The value of breaking this into two modules as
described is it that it separates the highlight
processing from the request processing. This would
make it easier to highlight requests from external
search engines, or from internal site queries.

The key requirements of this API are to:

a) provide connection specific storage
b) provide an API to enable modules to cooperate in
sharing this connection specific storage. Presumably,
modules would want to hook or daisy chain individual
pieces of storage together.
c) provide well defined times for module specific
procedures to initialize and cleanup the connection
specific storage

Discussion

  • Jerry Asher
    Jerry Asher
    2003-05-11

    • summary: Conn dpecific User/Module Storage and API --> Conn specific User/Module Storage and API
     
    • assigned_to: nobody --> vasiljevic
     
  • Logged In: YES
    user_id=95086

    I understand the need for such API. To make things happen,
    though, a reference implementation would be ideal, followed by
    some/any formal API description (function names/args) next.
    Can you provide one of those?

     
  • Logged In: YES
    user_id=95086

    Tossing it to Jim, as Nathan suggested :)

     
    • assigned_to: vasiljevic --> jgdavidson
    • status: open --> open-accepted
     
  • Jerry Asher
    Jerry Asher
    2003-06-04

    Logged In: YES
    user_id=20647

    I don't think I am enough tcl/aolserver expert to suggest
    the API and I suspect I would leave major issues unresolved.

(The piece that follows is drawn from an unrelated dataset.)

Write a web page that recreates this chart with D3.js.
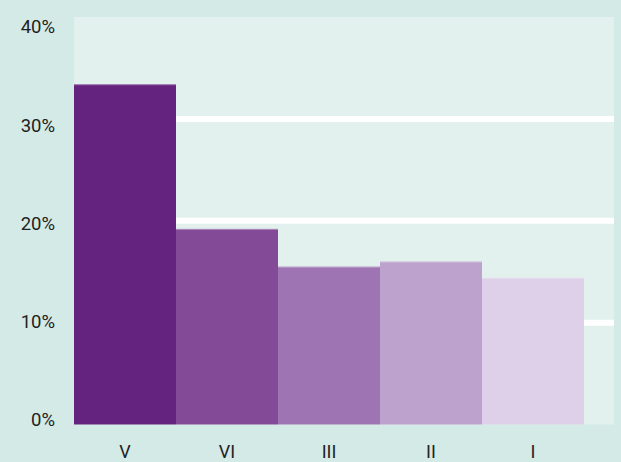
<!DOCTYPE html>
<html>
<head>
<meta charset="utf-8">
<script src="https://cdn.jsdelivr.net/npm/d3@7"></script>
<style>
  html, body { margin: 0; padding: 0; background: #d4eae6; }
  svg { display: block; font-family: Roboto, "Noto Sans", sans-serif; }
</style>
</head>
<body>
<svg id="chart" width="621" height="462"></svg>
<script>
// chart data
const categories = ['V', 'VI', 'III', 'II', 'I']
const shares = [33.4, 19.2, 15.5, 16.0, 14.4]
const barColors = ['#652380', '#834a97', '#9e74b2', '#bca2cd', '#ddd0e8']
const yTicks = [0, 10, 20, 30, 40]

function makeBars() {
  const svg = d3.select('#chart')
  const width = 621
  const height = 462
  const plot = { left: 74, right: 614, top: 17, bottom: 424.5 }

  // background
  svg.append('rect')
    .attr('width', width)
    .attr('height', height)
    .attr('fill', '#d4eae6')

  // plot panel
  svg.append('rect')
    .attr('x', plot.left)
    .attr('y', plot.top)
    .attr('width', plot.right - plot.left)
    .attr('height', plot.bottom - plot.top)
    .attr('fill', '#e3f1ee')

  const x = d3.scaleBand()
    .domain(categories)
    .range([plot.left, plot.left + 510])
    .padding(0)

  const y = d3.scaleLinear()
    .domain([0, 40])
    .range([plot.bottom, plot.top])

  // labels sit a little apart from the grid lines
  const yLabel = d3.scaleLinear()
    .domain([0, 40])
    .range([420, 27])

  // grid lines
  svg.append('g')
    .selectAll('line')
    .data(yTicks.filter(t => t > 0 && t < 40))
    .enter()
    .append('line')
    .attr('x1', plot.left)
    .attr('x2', plot.right)
    .attr('y1', d => y(d))
    .attr('y2', d => y(d))
    .attr('stroke', '#ffffff')
    .attr('stroke-width', 6)

  // bars
  svg.append('g')
    .selectAll('rect')
    .data(shares)
    .enter()
    .append('rect')
    .attr('x', (d, i) => x(categories[i]))
    .attr('y', d => y(d))
    .attr('width', x.bandwidth())
    .attr('height', d => y(0) - y(d))
    .attr('fill', (d, i) => barColors[i])

  // thin light edge on top of bars
  svg.append('g')
    .selectAll('line')
    .data(shares)
    .enter()
    .append('line')
    .attr('x1', (d, i) => x(categories[i]))
    .attr('x2', (d, i) => x(categories[i]) + x.bandwidth())
    .attr('y1', d => y(d) + 0.5)
    .attr('y2', d => y(d) + 0.5)
    .attr('stroke', '#ffffff')
    .attr('stroke-opacity', 0.35)
    .attr('stroke-width', 1)

  // y labels
  svg.append('g')
    .selectAll('text')
    .data(yTicks)
    .enter()
    .append('text')
    .attr('x', 55)
    .attr('y', d => yLabel(d))
    .attr('dy', '0.35em')
    .attr('text-anchor', 'end')
    .attr('font-size', 18.5)
    .attr('fill', '#222222')
    .text(d => d + '%')

  // x labels
  svg.append('g')
    .selectAll('text')
    .data(categories)
    .enter()
    .append('text')
    .attr('x', d => x(d) + x.bandwidth() / 2)
    .attr('y', 458)
    .attr('text-anchor', 'middle')
    .attr('font-size', 18)
    .attr('fill', '#222222')
    .text(d => d)
}

window.onload = makeBars
</script>
</body>
</html>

    My first thought was always just to attach a thread specific
    ns_set to the ns_conn struct and let modules hack away at
    the ns_set knowing that the ns_set is to be tossed when the
    connection is closed.

    What I think that leaves out is who will or how to clean up
    structures allocated at runtime and associated with keys or
    values in the ns_set.

    That makes me think there should be a more formal API, and
    perhaps something similar to the way filters work.

    So we need a name. Let's call them rules. (daemons?
    agents? golems? tinks? (just read peter pan to my kids))
    Their purpose is twofold: provide connection specific
    storage and provide a facility to let modules communicate
    with each other about a specific connection.

    Like filters, they might have a specific when-even for when
    they run

    Init -- initialization

    Request -- After the request is received but before it has
    been dispatched and processed (this lets me
    mung/transcribe/transform the request from bizarro language
    X to HTTP)

    Output -- After all the output has been created but before
    it has been written (when possible) (this lets me implement
    search highlighting, or compression, or change from
    HTTP/HTML back to bizarro language X)

    Cleanup -- When a connection has been closed (this helps me
    create memory leaks)

    Like a filter they have a URL (including *) to match against

    Additionally, they have a meta/introspection facility so
    that they can:

    A) Determine if another rule is present that provides some
    facility
    B) Position themselves in the firing stream with respect to
    another named rule or facility (aka :after <rule> or :before
    <rule> or :firstest or :lastest)

    Unlike filters, all applicable rules run and there is no
    TCL_RETURN or TCL_BREAK kind of processing.